The diagram shows the flow of tasks in the pipeline. The training component is up to the model registry, where the trained model is saved as an object similar to the tabular data. The inference component is using the test inference dataset and predicting by querying the relevant model endpoint from the Model Registry.

Here's an interesting question: why use Snowpark ML for this? The answer is that it's distributed. This means that the training and inference components can be run across multiple nodes, which can significantly speed up the process.

Snowflake Grid Search CV distributed example

Grid search is a type of hyperparameter tuning; finding the right knobs to turn to get the best model. By leveraging distributed computing, these operations can be split and run in parallel for much higher performance.

Snowflake distributed preprocessing performance comparison to sklearn

Here's a graph published by snowflake on their docs showing the performance boosts over sklearn, a local machine learning model with the same libraries. The distributed version is significantly faster.

Final Presentation

Senior EY partners came to San Francisco for RSA, a major security conference in San Francisco. We presented to them in person about our work. It was a cool experience, and the questions they asked showed how they thought about bigger picture issues.

Berkeley team in front of EY sign EY Partners and Berkeley team picture

Takeaways

Consulting for Consulting

Usually, consulting clubs don't work with consulting firms. Clients are typically "regular" companies, like IKEA or Nvidia. Those projects typically involve market research, strategy decisions, or technical MVPs.

Being inside a consulting firm meant that we saw how things worked from the inside. For one, the slide decks were a lot more detailed, but the level of detail and attention was higher.

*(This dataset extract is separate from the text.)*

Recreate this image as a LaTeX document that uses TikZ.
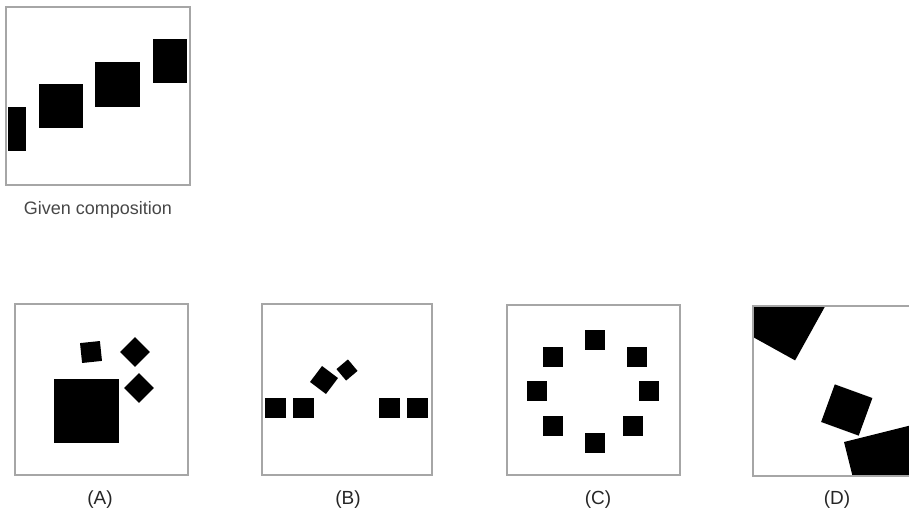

I also got the opportunity to talk to a lot of people at EY. At its core, consulting to me is about problem-solving, and I learned a lot about how to approach problems from different angles.

Leadership

I was the lead as the project executive, which was a new experience for me at this scale. I had to manage a team of 2 project managers and 6 consultants. On previous internships, I was responsible for my own work only. During calls, EY partners would directly ask me questions about intricacies and details. I had to be on top of everything, yet delegate tasks as needed.

As a nice parallel, I had been taking a class on leadership, UGBA 105. It was interesting to see theory in practice - norm-setting, motivation, and conflict resolution strategies.

Systems and Machine Learning

Lastly, this project confirmed my interest in systems and machine learning. I've previously interned at a number of companies in these areas, and I've enjoyed the work I've done. I've worked in a lot of areas, and this was yet another one that I found interesting.

The title of this post is a reference to an algorithm called gradient descent, which is used in machine learning to optimize models by stepping closer to a local minimum (reversed, it becomes gradient ascent, stepping closer to a local maximum). The idea is that by taking small steps in the right direction, you can reach a good solution.

Image sources: 1 2 3 4 5

Footnotes

  1. Accenture is commonly considered to be on par with the Big 4.

  2. This excludes reinforcement learning or other methods of continually adjusting models based on feedback.